On Tuesday, Ryan and apparel company HOMAGE officially launched a new line of three T-shirts, marking the first athlete collaboration involving Grateful Dead imagery -- and the most involved collaboration HOMAGE has ever done with an athlete. Ryan himself designed two of the shirts.

“It was awesome, a surprise,” Ryan said. “It's kind of cool that it lines up with the last tour for them, and just excited to be a part of that in some small way.”

Ryan, of course, warms up to “Fire on the Mountain” by the Grateful Dead whenever he takes the mound at Target Field, chosen when listening to stacks of albums with a friend, finding the track that “hit home” with the references in the lyrics. He wishes that he could use the 10-minute live version -- but, well, MLB doesn’t give pitchers that much time to warm up on the mound.

Ryan is a bit of an old soul, from the classic music and cars he enjoys to the vintage bike he rides to work when at home. HOMAGE, which owns the licensing to the Dead imagery, was thrilled to work with Ryan on this line -- directly with designer Adam Karstens, the company’s biggest Deadhead -- since the Twins were already planning to do another Grateful Dead night, anyway.

So, even after the end of the ongoing concert series billed as the final tour of Dead & Company -- the band formed by some surviving members of the Grateful Dead -- Ryan will be able to stake claim to a spin on the band’s famous iconography through the three shirt designs.

“We wanted to create a way for Joe to pay homage to, of course, his love for the Grateful Dead,” said Matt Schultz, the director of brand partnerships and social media at HOMAGE. “But it's also a way for him to pay homage to his family, to where he comes from, and really what makes him who he is, as a player.”

There’s a light gray shirt, a favorite of many Twins players around the clubhouse, which features a skeleton wearing Ryan’s Twins uniform -- with the iconic lightning bolt on the left leg -- throwing a baseball shrouded in flames.
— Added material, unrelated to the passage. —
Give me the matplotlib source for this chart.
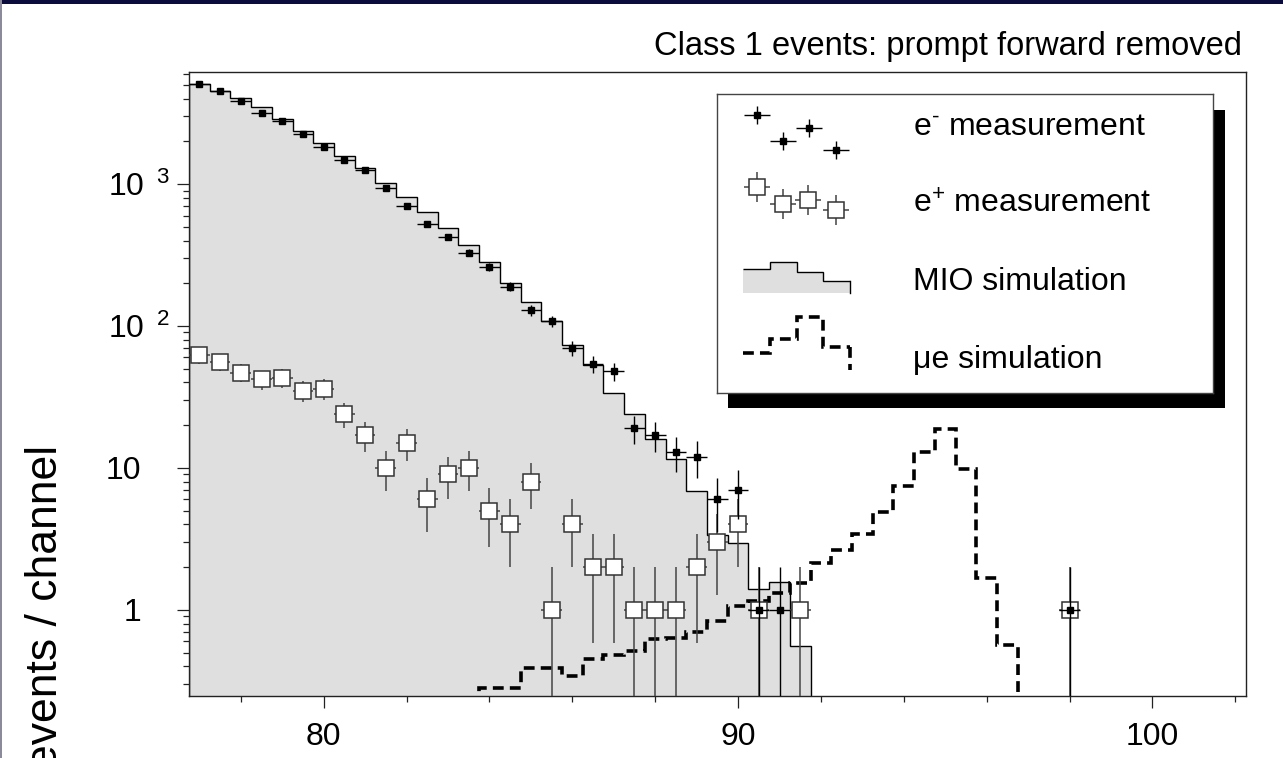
import numpy as np
import matplotlib
matplotlib.use("Agg")
import matplotlib.pyplot as plt
from matplotlib.patches import Rectangle
from matplotlib.ticker import FixedLocator, FixedFormatter, NullFormatter, LogLocator
from matplotlib.transforms import ScaledTranslation

plt.rcParams["font.family"] = ["Liberation Sans", "DejaVu Sans"]
plt.rcParams["mathtext.fontset"] = "custom"
plt.rcParams["mathtext.rm"] = "Liberation Sans"
plt.rcParams["mathtext.it"] = "Liberation Sans:italic"
plt.rcParams["mathtext.bf"] = "Liberation Sans:bold"

# e- measurement (channel centre, counts)
em_energy = [77.0, 77.5, 78.0, 78.5, 79.0, 79.5, 80.0, 80.5, 81.0, 81.5,
             82.0, 82.5, 83.0, 83.5, 84.0, 84.5, 85.0, 85.5, 86.0, 86.5,
             87.0, 87.5, 88.0, 88.5, 89.0, 89.5, 90.0, 90.5, 91.0, 98.0]
em_counts = [5060, 4520, 3850, 3165, 2780, 2260, 1820, 1475, 1250, 942,
             700, 522, 423, 328, 262, 189, 129, 108, 70, 54,
             48, 19, 17, 13, 12, 6, 7, 1, 1, 1]

# e+ measurement
ep_energy = [77.0, 77.5, 78.0, 78.5, 79.0, 79.5, 80.0, 80.5, 81.0, 81.5,
             82.0, 82.5, 83.0, 83.5, 84.0, 84.5, 85.0, 85.5, 86.0, 86.5,
             87.0, 87.5, 88.0, 88.5, 89.0, 89.5, 90.0, 90.5, 91.5, 98.0]
ep_counts = [62, 56, 47, 42, 43, 35, 36, 24, 17, 10,
             15, 6, 9, 10, 5, 4, 8, 1, 4, 2,
             2, 1, 1, 1, 2, 3, 4, 1, 1, 1]

# MIO simulation histogram
mio_edges = [76.75, 77.25, 77.75, 78.25, 78.75, 79.25, 79.75, 80.25, 80.75, 81.25,
             81.75, 82.25, 82.75, 83.25, 83.75, 84.25, 84.75, 85.25, 85.75, 86.25,
             86.75, 87.25, 87.75, 88.25, 88.75, 89.25, 89.75, 90.25, 90.75, 91.25, 91.75]
mio_counts = [5060, 4540, 4050, 3505, 2885, 2372, 1953, 1583, 1289, 1016,
              814, 632, 487, 370, 281, 202, 147, 108, 74, 53,
              34, 24, 16, 11.5, 6.9, 3.4, 2.95, 1.41, 1.57, 0.56]

# mu-e simulation histogram
mue_edges = [83.75, 84.25, 84.75, 85.25, 85.75, 86.25, 86.75, 87.25, 87.75, 88.25,
             88.75, 89.25, 89.75, 90.25, 90.75, 91.25, 91.75, 92.25, 92.75, 93.25,
             93.75, 94.25, 94.75, 95.25, 95.75, 96.25, 96.75]
mue_counts = [0.28, 0.28, 0.39, 0.39, 0.34, 0.45, 0.48, 0.51, 0.62, 0.63,
              0.70, 0.84, 1.07, 1.16, 1.32, 1.56, 2.13, 2.65, 3.43, 4.92,
              7.46, 13.0, 18.8, 9.8, 1.69, 0.57]

title = "Class 1 events: prompt forward removed"
ylabel = "events / channel"
xticks_major = [80, 90, 100]
xticks_minor = [78, 82, 84, 86, 88, 92, 94, 96, 98, 102]
yticks_major = [1, 10, 100, 1000]
ytick_labels = ["1", "10", r"$10^{\enspace\,2}$", r"$10^{\enspace\,3}$"]
legend_labels = [r"e$^{\text{-}}$ measurement", r"e$^{+}$ measurement",
                 "MIO simulation", "\u03bce simulation"]

W, H = 1283, 758
fig = plt.figure(figsize=(W / 100, H / 100), dpi=100)
dash = (0, (3.0, 1.7))

# main axes, placed in pixels
ax = fig.add_axes([189 / W, 1 - 695.7 / H, (1245.7 - 189) / W, (695.7 - 72) / H])
ax.set_yscale("log")

ax.stairs(mio_counts, mio_edges, baseline=1e-3, fill=True, color="#dfdfdf", zorder=1)
ax.stairs(mio_counts, mio_edges, baseline=1e-3, color="black", lw=1.0, zorder=1.5)
ax.stairs(mue_counts, mue_edges, baseline=1e-3, color="black", lw=2.6,
          linestyle=dash, zorder=2)

ep = np.array(ep_counts, dtype=float)
ep_err = np.sqrt(ep)
ax.errorbar(ep_energy, ep, xerr=0.25, yerr=[np.minimum(ep_err, ep * 0.999), ep_err],
            fmt="s", ms=11.5, mfc="white", mec="#333333", mew=1.1,
            ecolor="#444444", elinewidth=1.1, capsize=0, zorder=3)

em = np.array(em_counts, dtype=float)
em_err = np.sqrt(em)
ax.errorbar(em_energy, em, xerr=0.25, yerr=[np.minimum(em_err, em * 0.999), em_err],
            fmt="s", ms=5, color="black", elinewidth=1.0, capsize=0, zorder=4)

ax.set_xlim(76.75, 102.25)
ax.set_ylim(0.249, 6150)

ax.xaxis.set_major_locator(FixedLocator(xticks_major))
ax.xaxis.set_minor_locator(FixedLocator(xticks_minor))
ax.xaxis.set_minor_formatter(NullFormatter())
ax.yaxis.set_major_locator(FixedLocator(yticks_major))
ax.yaxis.set_major_formatter(FixedFormatter(ytick_labels))
ax.yaxis.set_minor_locator(LogLocator(base=10, subs=np.arange(2, 10), numticks=20))
ax.yaxis.set_minor_formatter(NullFormatter())

ax.tick_params(which="both", direction="out", color="#222222", width=0.9,
               top=False, right=False, labelsize=23)
ax.tick_params(which="major", length=8.6)
ax.tick_params(which="minor", length=4.3)
ax.tick_params(axis="x", pad=10)
ax.tick_params(axis="y", pad=26)
for s in ax.spines.values():
    s.set_linewidth(1.0)
    s.set_color("#222222")

# let the exponent hang to the right like the original
shift = ScaledTranslation(29 / 100, 0, fig.dpi_scale_trans)
for tick, lab in zip(ax.yaxis.get_major_ticks(), ytick_labels):
    if "^" in lab:
        tick.label1.set_transform(tick.label1.get_transform() + shift)

fig.text(1242 / W, 1 - 55 / H, title, ha="right", va="baseline", fontsize=23.5)
fig.text(66 / W, 1 - 445 / H, ylabel, rotation=90, ha="right", va="top", fontsize=32)

# legend box with drop shadow
fig.add_artist(Rectangle((728 / W, 1 - 408 / H), 497 / W, 298 / H,
                         transform=fig.transFigure, facecolor="black",
                         edgecolor="none", zorder=1))
lax = fig.add_axes([717 / W, 1 - 393 / H, 496 / W, 299 / H], zorder=2)
lax.set_xlim(0, 496)
lax.set_ylim(299, 0)
lax.set_xticks([])
lax.set_yticks([])
for s in lax.spines.values():
    s.set_linewidth(1.0)
    s.set_color("#444444")

lax.errorbar([40, 66, 92, 119], [21, 47, 34, 56], xerr=13, yerr=9, fmt="s", ms=5,
             color="black", elinewidth=1.0, capsize=0)
lax.errorbar([40, 66, 91, 119], [93, 110, 106, 116], xerr=13, yerr=15, fmt="s",
             ms=11.5, mfc="white", mec="#333333", mew=1.1, ecolor="#444444",
             elinewidth=1.1, capsize=0)
steps_x = [26, 53, 80, 106, 133]
lax.stairs([175, 168, 178, 187], steps_x, baseline=199, fill=True, color="#dfdfdf")
lax.stairs([175, 168, 178, 187], steps_x, baseline=None, color="black", lw=1.0)
lax.plot([133, 133], [187, 199], color="black", lw=1.0)
lax.stairs([259, 245, 223, 253], steps_x, baseline=None, color="black", lw=2.6,
           linestyle=dash)
lax.plot([133, 133], [253, 276], color="black", lw=2.6, linestyle=dash)

for yb, lab in zip([41, 119, 196, 274], legend_labels):
    lax.text(196, yb, lab, ha="left", va="baseline", fontsize=23)

# thin dark frame of the original screenshot
fig.add_artist(Rectangle((0, 1 - 4 / H), 1, 4 / H, transform=fig.transFigure,
                         facecolor="#0c0c3c", edgecolor="none", zorder=5))
fig.add_artist(Rectangle((0, 0), 1.5 / W, 1, transform=fig.transFigure,
                         facecolor="#8a8a9a", edgecolor="none", zorder=5))

fig.savefig("out.png", dpi=100)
Then, there are the two that Ryan designed with his friend from home in Marin County, Corey Mano, and Mano’s girlfriend, Mary.
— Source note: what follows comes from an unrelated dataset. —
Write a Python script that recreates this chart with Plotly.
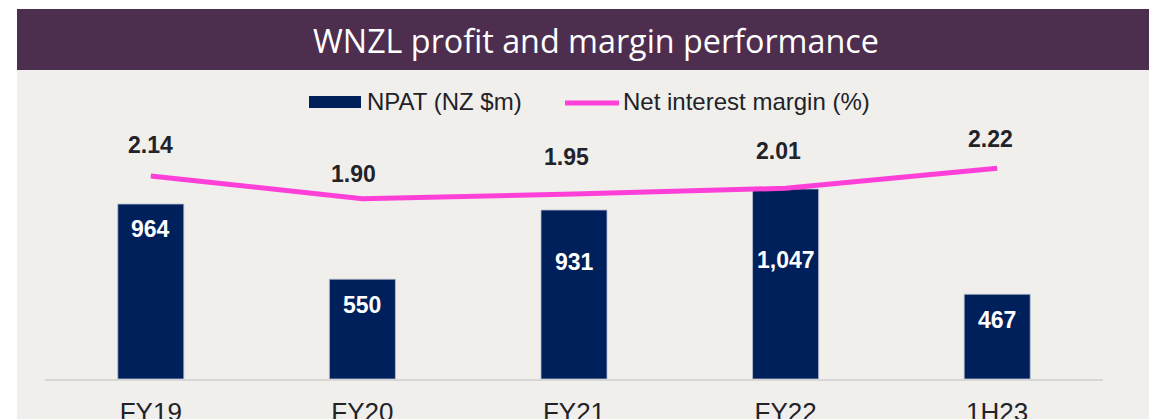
import plotly.graph_objects as go

# ---- data ----
categories = ["FY19", "FY20", "FY21", "FY22", "1H23"]
npat = [964, 550, 931, 1047, 467]
npat_labels = ["964", "550", "931", "1,047", "467"]
nim = [2.14, 1.90, 1.95, 2.01, 2.22]
nim_labels = ["2.14", "1.90", "1.95", "2.01", "2.22"]

# ---- layout / style ----
W, H = 1157, 419
OFF = 8  # page body margin offset of the screenshot
def px(x):
    return (x - OFF) / W
def py(y):
    return 1 - (y - OFF) / H

PURPLE = "#4D2E4F"
PANEL = "#F0EFEC"
NAVY = "#00205C"
MAGENTA = "#FF40D8"
DARK = "#222228"
FONT = "Liberation Sans, Arial, sans-serif"

plot_top, plot_bottom = 120, 379
R1 = (plot_bottom - plot_top) / 0.1815
R2 = (plot_bottom - plot_top) / 94.9

bar_label_drop = [25, 26, 52, 71, 26]
nim_label_rise = [31, 25, 37, 37, 29]
nim_label_xshift = [0, -9, -8, -7, -7]

fig = go.Figure()
fig.add_trace(go.Bar(
    x=categories, y=npat, name="NPAT (NZ $m)",
    marker=dict(color=NAVY, line=dict(color="#B8BECC", width=0.8)),
    showlegend=False, yaxis="y", hoverinfo="skip",
))
fig.add_trace(go.Scatter(
    x=categories, y=nim, name="Net interest margin (%)", mode="lines",
    line=dict(color=MAGENTA, width=5), yaxis="y2", showlegend=False,
    hoverinfo="skip",
))

annotations = []
for c, v, t, d in zip(categories, npat, npat_labels, bar_label_drop):
    annotations.append(dict(x=c, y=v, xref="x", yref="y", text=f"<b>{t}</b>",
                            showarrow=False, yshift=-d, yanchor="middle",
                            font=dict(family=FONT, size=23, color="white")))
for c, v, t, r, xs in zip(categories, nim, nim_labels, nim_label_rise, nim_label_xshift):
    annotations.append(dict(x=c, y=v, xref="x", yref="y2", text=f"<b>{t}</b>",
                            showarrow=False, yshift=r, xshift=xs, yanchor="middle",
                            font=dict(family=FONT, size=23, color=DARK)))

# title
annotations.append(dict(x=px(596), y=py(40), xref="paper", yref="paper",
                        text="WNZL profit and margin performance", showarrow=False,
                        xanchor="center", yanchor="middle",
                        font=dict(family="Open Sans, sans-serif", size=32.3, color="white")))
# manual legend text
annotations.append(dict(x=px(365), y=py(101), xref="paper", yref="paper",
                        text="NPAT (NZ $m)", showarrow=False, xanchor="left", yanchor="middle",
                        font=dict(family=FONT, size=24, color=DARK)))
annotations.append(dict(x=px(621), y=py(101), xref="paper", yref="paper",
                        text="Net interest margin (%)", showarrow=False, xanchor="left",
                        yanchor="middle", font=dict(family=FONT, size=24, color=DARK)))

shapes = [
    dict(type="rect", xref="paper", yref="paper", x0=px(17), x1=1, y0=0, y1=py(70),
         fillcolor=PANEL, line=dict(width=0), layer="below"),
    dict(type="rect", xref="paper", yref="paper", x0=px(17), x1=1, y0=py(70), y1=py(9),
         fillcolor=PURPLE, line=dict(width=0), layer="below"),
    dict(type="rect", xref="paper", yref="paper", x0=px(309), x1=px(361), y0=py(108), y1=py(96),
         fillcolor=NAVY, line=dict(width=0)),
    dict(type="line", xref="paper", yref="paper", x0=px(565), x1=px(619), y0=py(103), y1=py(103),
         line=dict(color=MAGENTA, width=5)),
]

fig.update_layout(
    template="none",
    width=W, height=H,
    margin=dict(l=0, r=0, t=0, b=0),
    paper_bgcolor="white",
    plot_bgcolor="rgba(0,0,0,0)",
    bargap=0.688,
    showlegend=False,
    xaxis=dict(domain=[px(45), px(1103)], type="category", range=[-0.5, 4.5],
               showline=True, linecolor="#D6D6D6", linewidth=2, showgrid=False,
               zeroline=False, ticks="outside", ticklen=9, tickcolor="rgba(0,0,0,0)",
               tickfont=dict(family=FONT, size=26, color=DARK), automargin=False,
               fixedrange=True),
    yaxis=dict(domain=[py(plot_bottom), py(plot_top)], range=[0, R1], visible=False,
               showgrid=False, zeroline=False, automargin=False),
    yaxis2=dict(domain=[py(plot_bottom), py(plot_top)], range=[0, R2], overlaying="y",
                visible=False, showgrid=False, zeroline=False, automargin=False),
    annotations=annotations,
    shapes=shapes,
)

fig.write_html("out.html")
The first thing that came to Ryan’s mind was to pay tribute to his love for surfing, and to his home in Northern California, where the Dead originated. So, there’s a skeleton on a surfboard -- goofy-footed, with the feet switched, like Ryan -- with the Bay Area’s iconic Mt. Tamalpais in the background. That turned into a light blue shirt with “Joe Ryan” stamped across the top.
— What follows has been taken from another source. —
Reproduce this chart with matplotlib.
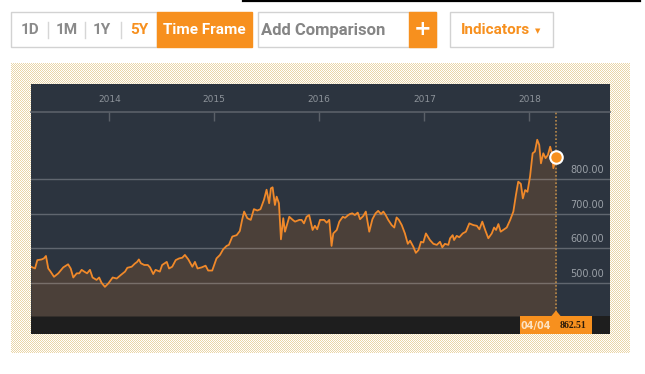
import numpy as np
import pandas as pd
import matplotlib
matplotlib.use("Agg")
import matplotlib.pyplot as plt
import matplotlib.transforms as mtransforms
from matplotlib.patches import Rectangle, Polygon

# price series (5Y, weekly-ish)
dates = [
    "2013-04-04", "2013-04-18", "2013-04-26", "2013-05-11", "2013-05-19", "2013-05-26",
    "2013-06-03", "2013-06-11", "2013-06-23", "2013-07-08", "2013-07-25", "2013-08-11",
    "2013-08-20", "2013-08-29", "2013-09-10", "2013-09-19", "2013-09-27", "2013-10-06",
    "2013-10-16", "2013-10-26", "2013-11-04", "2013-11-18", "2013-11-27", "2013-12-05",
    "2013-12-17", "2013-12-29", "2014-01-13", "2014-01-27", "2014-02-10", "2014-02-25",
    "2014-03-05", "2014-03-20", "2014-03-31", "2014-04-08", "2014-04-14", "2014-04-21",
    "2014-05-03", "2014-05-15", "2014-05-23", "2014-06-03", "2014-06-11", "2014-06-26",
    "2014-07-04", "2014-07-20", "2014-07-28", "2014-08-08", "2014-08-20", "2014-09-01",
    "2014-09-12", "2014-09-21", "2014-10-03", "2014-10-17", "2014-10-26", "2014-11-04",
    "2014-11-18", "2014-12-02", "2014-12-11", "2014-12-25", "2015-01-09", "2015-01-21",
    "2015-02-01", "2015-02-13", "2015-02-21", "2015-03-05", "2015-03-20", "2015-03-31",
    "2015-04-08", "2015-04-15", "2015-04-26", "2015-05-08", "2015-05-19", "2015-05-31",
    "2015-06-11", "2015-06-23", "2015-07-02", "2015-07-11", "2015-07-17", "2015-07-23",
    "2015-07-31", "2015-08-06", "2015-08-14", "2015-08-21", "2015-08-29", "2015-09-04",
    "2015-09-19", "2015-10-01", "2015-10-09", "2015-10-24", "2015-11-01", "2015-11-09",
    "2015-11-18", "2015-11-27", "2015-12-09", "2015-12-17", "2015-12-25", "2016-01-04",
    "2016-01-18", "2016-01-27", "2016-02-05", "2016-02-13", "2016-02-19", "2016-03-02",
    "2016-03-11", "2016-03-23", "2016-03-31", "2016-04-11", "2016-04-17", "2016-04-25",
    "2016-05-04", "2016-05-14", "2016-05-22", "2016-06-02", "2016-06-11", "2016-06-23",
    "2016-07-04", "2016-07-15", "2016-07-24", "2016-08-03", "2016-08-11", "2016-08-19",
    "2016-08-28", "2016-09-09", "2016-09-18", "2016-09-26", "2016-10-04", "2016-10-14",
    "2016-10-25", "2016-11-04", "2016-11-12", "2016-11-23", "2016-12-02", "2016-12-11",
    "2016-12-20", "2016-12-28", "2017-01-06", "2017-01-20", "2017-02-01", "2017-02-13",
    "2017-02-24", "2017-03-04", "2017-03-13", "2017-03-25", "2017-03-31", "2017-04-09",
    "2017-04-14", "2017-04-23", "2017-05-02", "2017-05-14", "2017-05-25", "2017-06-06",
    "2017-06-20", "2017-07-02", "2017-07-11", "2017-07-21", "2017-07-31", "2017-08-11",
    "2017-08-23", "2017-08-31", "2017-09-07", "2017-09-15", "2017-09-23", "2017-10-02",
    "2017-10-14", "2017-10-26", "2017-11-06", "2017-11-15", "2017-11-23", "2017-12-02",
    "2017-12-09", "2017-12-17", "2017-12-25", "2018-01-03", "2018-01-12", "2018-01-20",
    "2018-01-28", "2018-02-04", "2018-02-10", "2018-02-18", "2018-02-26", "2018-03-06",
    "2018-03-14", "2018-03-20", "2018-03-25", "2018-04-04",
]
prices = [
    547, 542, 566, 568, 571, 578,
    542, 533, 518, 528, 545, 554,
    542, 516, 528, 528, 538, 533,
    528, 538, 516, 509, 516, 501,
    489, 499, 516, 513, 523, 533,
    544, 547, 556, 561, 568, 557,
    552, 552, 545, 526, 538, 533,
    552, 561, 542, 547, 566, 571,
    573, 581, 568, 547, 561, 542,
    545, 550, 536, 536, 571, 581,
    597, 607, 610, 634, 638, 650,
    682, 706, 687, 682, 713, 709,
    713, 740, 769, 730, 773, 776,
    725, 749, 730, 626, 687, 648,
    691, 682, 677, 682, 682, 672,
    691, 696, 653, 665, 655, 682,
    682, 674, 682, 607, 643, 653,
    677, 691, 688, 696, 699, 701,
    696, 703, 684, 693, 706, 648,
    684, 701, 708, 699, 706, 696,
    682, 667, 660, 689, 682, 667,
    643, 613, 622, 605, 587, 595,
    619, 617, 643, 624, 613, 610,
    619, 603, 613, 610, 629, 638,
    624, 636, 632, 643, 648, 672,
    667, 665, 655, 677, 653, 629,
    643, 660, 653, 670, 648, 653,
    660, 682, 706, 754, 792, 786,
    744, 768, 763, 807, 874, 879,
    913, 898, 845, 874, 860, 869,
    893, 874, 831, 862.51,
]
year_ticks = ["2014", "2015", "2016", "2017", "2018"]
y_ticks = [500, 600, 700, 800]
buttons = ["1D", "1M", "1Y", "5Y"]
last_label = "04/04"
last_value = "862.51"

x = pd.to_datetime(dates)

ORANGE = "#f7901e"
DARK = "#2c343f"
FILL = "#4b4039"
LINE = "#f0892a"
GREY_TXT = "#8a8a8a"
NARROW = ["Liberation Sans Narrow", "Roboto", "DejaVu Sans"]

fig = plt.figure(figsize=(6.45, 3.74), dpi=100)
fig.patch.set_facecolor("white")

# background layer in pixel coordinates
bg = fig.add_axes([0, 0, 1, 1])
bg.set_xlim(0, 645)
bg.set_ylim(374, 0)
bg.axis("off")

bg.plot([243, 640], [1, 1], color="black", lw=1.6)

# button bar
bg.add_patch(Rectangle((11, 12), 146, 35, fc="white", ec="#d2d2d2", lw=1))
for lab, cx in zip(buttons, [30, 67, 102, 139]):
    bg.text(cx, 30, lab, ha="center", va="center", fontsize=11, fontweight="bold",
            family=NARROW, color=ORANGE if lab == "5Y" else GREY_TXT)
for sx in [48, 85, 121]:
    bg.plot([sx, sx], [22, 38], color="#d6d6d6", lw=1)
bg.add_patch(Rectangle((157, 12), 95, 35, fc=ORANGE, ec=ORANGE, lw=1))
bg.text(204, 30, "Time Frame", ha="center", va="center", fontsize=11, fontweight="bold",
        family=NARROW, color="white")
bg.add_patch(Rectangle((258, 12), 178, 35, fc="white", ec="#d2d2d2", lw=1))
bg.text(323, 30, "Add Comparison", ha="center", va="center", fontsize=12, fontweight="bold",
        family=NARROW, color="#858585")
bg.add_patch(Rectangle((409, 12), 27, 35, fc=ORANGE, ec=ORANGE, lw=1))
bg.text(422.5, 29, "+", ha="center", va="center", fontsize=15, fontweight="bold",
        color="white")
bg.add_patch(Rectangle((450, 12), 103, 35, fc="white", ec="#d2d2d2", lw=1))
bg.text(495, 30, "Indicators", ha="center", va="center", fontsize=11, fontweight="bold",
        family=NARROW, color=ORANGE)
bg.text(538, 31, "\u25bc", ha="center", va="center", fontsize=5, color=ORANGE)

# dotted frame texture
h, w = 290, 619
tex = np.ones((h, w, 3))
tan = np.array([0xea, 0xd6, 0xa8]) / 255
ii, jj = np.mgrid[0:h, 0:w]
tex[(ii + jj) % 2 == 0] = tan
bg.imshow(tex, extent=(11, 630, 353, 63), interpolation="none", aspect="auto", zorder=1)

# dark chart panel, header and footer strip
bg.add_patch(Rectangle((31, 84), 579, 32, fc=DARK, ec="none", zorder=2))
bg.add_patch(Rectangle((31, 315), 579, 19, fc="#1e1e1e", ec="none", zorder=2))

# main chart axes
ax = fig.add_axes([31 / 645, (374 - 316) / 374, 579 / 645, 204 / 374])
ax.set_facecolor(DARK)
ax.set_ylim(405, 993)
ax.set_xlim(pd.Timestamp("2013-04-04"), pd.Timestamp("2018-10-08"))

ax.fill_between(x, prices, 405, color=FILL, lw=0, zorder=2)
for v in y_ticks:
    ax.axhline(v, color="white", alpha=0.25, lw=1, zorder=3)
ax.plot(x, prices, color=LINE, lw=1.3, zorder=4)
ax.axvline(x[-1], color="#b8894a", lw=1.2, ls=(0, (1, 1.2)), zorder=5)
ax.plot([x[-1]], [prices[-1]], "o", ms=9, mfc=ORANGE, mec="white", mew=1.5, zorder=6)

ax.xaxis.tick_top()
ax.set_xticks(pd.to_datetime([y + "-01-01" for y in year_ticks]))
ax.set_xticklabels(year_ticks)
ax.tick_params(axis="x", direction="in", length=6.5, width=1, color="#5a6068",
               labelcolor="#8d939a", labelsize=6.5, pad=6)
ax.set_yticks([])
for s in ["left", "right", "bottom"]:
    ax.spines[s].set_visible(False)
ax.spines["top"].set_color("#5a6068")
ax.spines["top"].set_linewidth(1.2)

trans = mtransforms.blended_transform_factory(ax.transAxes, ax.transData)
for v in y_ticks:
    ax.text(0.99, v + 26, f"{v:.2f}", transform=trans, ha="right", va="center",
            fontsize=7, color="#9aa0a7", zorder=7)

# overlay for the value tag
top = fig.add_axes([0, 0, 1, 1])
top.set_xlim(0, 645)
top.set_ylim(374, 0)
top.axis("off")
top.patch.set_alpha(0)
top.add_patch(Rectangle((520, 316), 72, 18, fc=ORANGE, ec="none"))
top.add_patch(Polygon([[551, 316.5], [556, 310.5], [561, 316.5]], closed=True,
                      fc=ORANGE, ec="none"))
top.text(536, 325.5, last_label, ha="center", va="center", fontsize=7, fontweight="bold",
         color="#fde3c2")
top.text(573, 325.5, last_value, ha="center", va="center", fontsize=7, fontweight="bold",
         family=["Liberation Serif", "DejaVu Serif"], color="#2a1a0a")

fig.savefig("out.png", dpi=100)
“I wrote out this long text to my buddy, who's a huge Dead fan,” Ryan said. “His girlfriend took what I wrote and she drew it on a piece of paper. I'm like, 'Yeah, that's exactly what we just said.' I just sent that picture over to the team, and they threw it together, and it looked exactly how we designed it.”

Finally, there’s another that pays tribute to Minnesota, his home as a pitcher for the foreseeable future, with one of the dancing bears ice fishing with a baseball bat through a hole in the ice that looks like the “Steal Your Face” skull, which adorns another light gray shirt option.

And no, all of this isn’t just a way to pander to the club’s manager (Rocco Baldelli notably enjoys the Dead and has bobbleheads of Garcia on his desk in his office at Target Field). Ryan figures to be a fixture at Target Field for the years to come -- especially as his pitching continues to develop polish, evidenced by his complete-game shutout against the Red Sox last Thursday, the first by a Twins starter in a half-decade.

So, what better way to pay tribute to his roots in Northern California, his growth in Minnesota, and his love for one of the all-time classic bands?

“Everyone involved has really embraced the creative nature of this,” Schultz said. “We don't want this to be like your normal fan apparel. This is really, you know, more of an approach of a personal tribute to Joe's game, to his life, and of course, to Minnesota Twins fans.”